Q: Is Murrumbeena cheaper than Carnegie? A: Often, but not by enough to be careless. Murrumbeena still attracts renters who like Carnegie’s food access but want a calmer street and slightly less pressure at inspections. The issue is that good one-bedroom units near transport are now priced seriously, with the practical benchmark around the high-$400s per week. If the place is old, noisy or far from the station, the rent should reflect that. Do not pay Carnegie-adjacent money for a car-dependent flat.

Q: Can you live in Murrumbeena without a car? A: Yes, if you choose the address carefully. Station-side streets and the Poath Road corridor are the most workable for a car-light lifestyle because coffee, transport and basic errands are easier to connect. The further you move from those anchors, the more the suburb starts asking you to drive for groceries, late food, bigger cafe choice and weekend plans. A car-free renter should inspect the exact walk to the station, not just the suburb name.

Q: Is Murrumbeena family-friendly? A: Murrumbeena suits families who value quieter residential streets, practical coffee and access to surrounding activity without living right inside it. The cafe scene is not huge, but that can be a plus for parents who want fast service and less weekend crowding. The main checks are parking near your home, road noise on Neerim Road or busier connectors, and whether your morning route lets you combine school drop-off, coffee and transport without doubling back.

Q: Where should I avoid renting in Murrumbeena? A: Avoid any listing where the photos hide road exposure, parking difficulty or a long walk to the transport you actually use. Some Neerim Road positions are convenient but noisier, especially near food venues and through-traffic. Some addresses look close on a map but feel awkward if you need to cross busy roads daily or drive for every errand. Inspect at commute time or early evening, because a quiet midday viewing can mislead you badly.

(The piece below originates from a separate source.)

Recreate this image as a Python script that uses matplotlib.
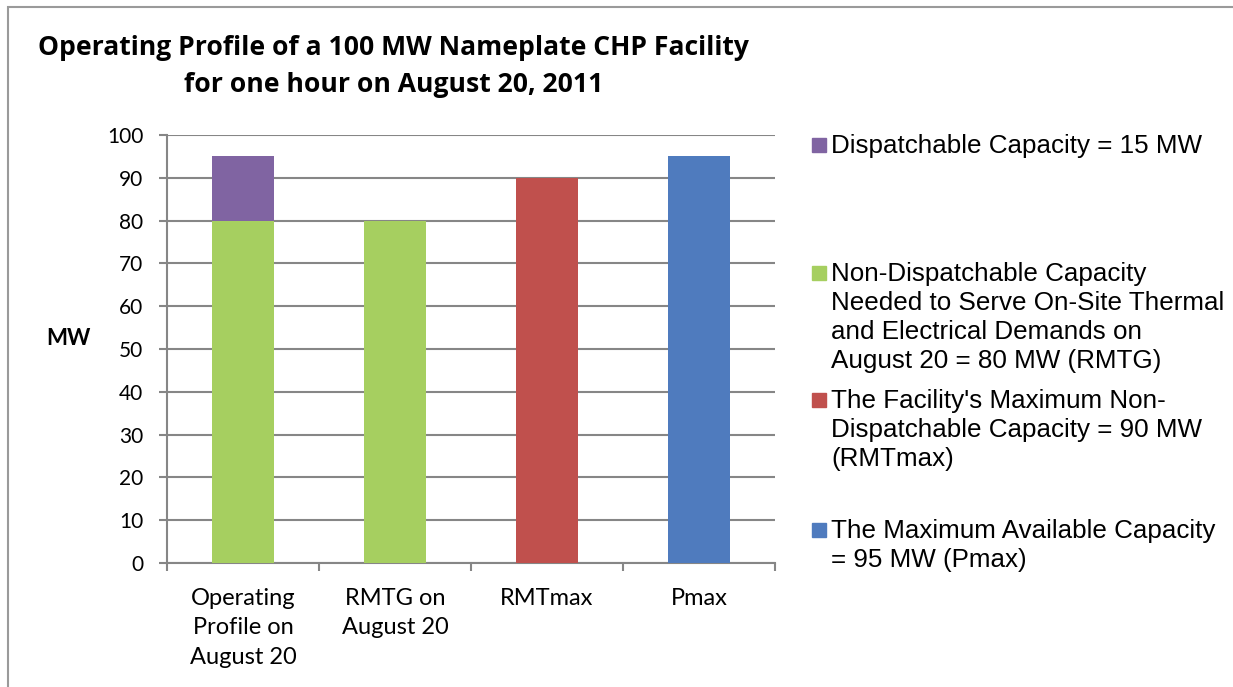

Q: Is the food scene only cafes? A: No, and that is part of Murrumbeena’s appeal. The cafe list is short, but food options stretch beyond coffee: 458 Pizzeria on Neerim Road, Streets of Hyderabad at 480 Neerim Road, Fat Cat Asian Takeaway on Murrumbeena Road and Murrumbeena Wine Bar at 77-79 Murrumbeena Road give locals workable dinner choices. It is not a deep dining suburb, but it covers enough weeknight needs if you are realistic about range.

Q: Is Murrumbeena better for commuters or remote workers? A: It can work for both, but in different pockets. Commuters should prioritise the station walk and test the route in the morning, because a slightly cheaper unit can become frustrating if the daily trip is awkward. Remote workers should care more about cafe proximity, street noise and whether the home has enough light and separation for actual work. Brew Bar and Cafe Omnia help, but they do not replace a good apartment layout.

Q: What is the biggest misconception about Murrumbeena cafes? A: The biggest misconception is that a suburb needs a large cafe strip to be useful. Murrumbeena does not have the depth of nearby Carnegie, and anyone ranking it like a destination suburb will overstate it. Its strength is smaller and more practical: dependable local coffee, takeaway nearby, quieter streets, and enough food options to keep weekday life moving. Judge it by repeat use, not by how impressive it looks on a Saturday list.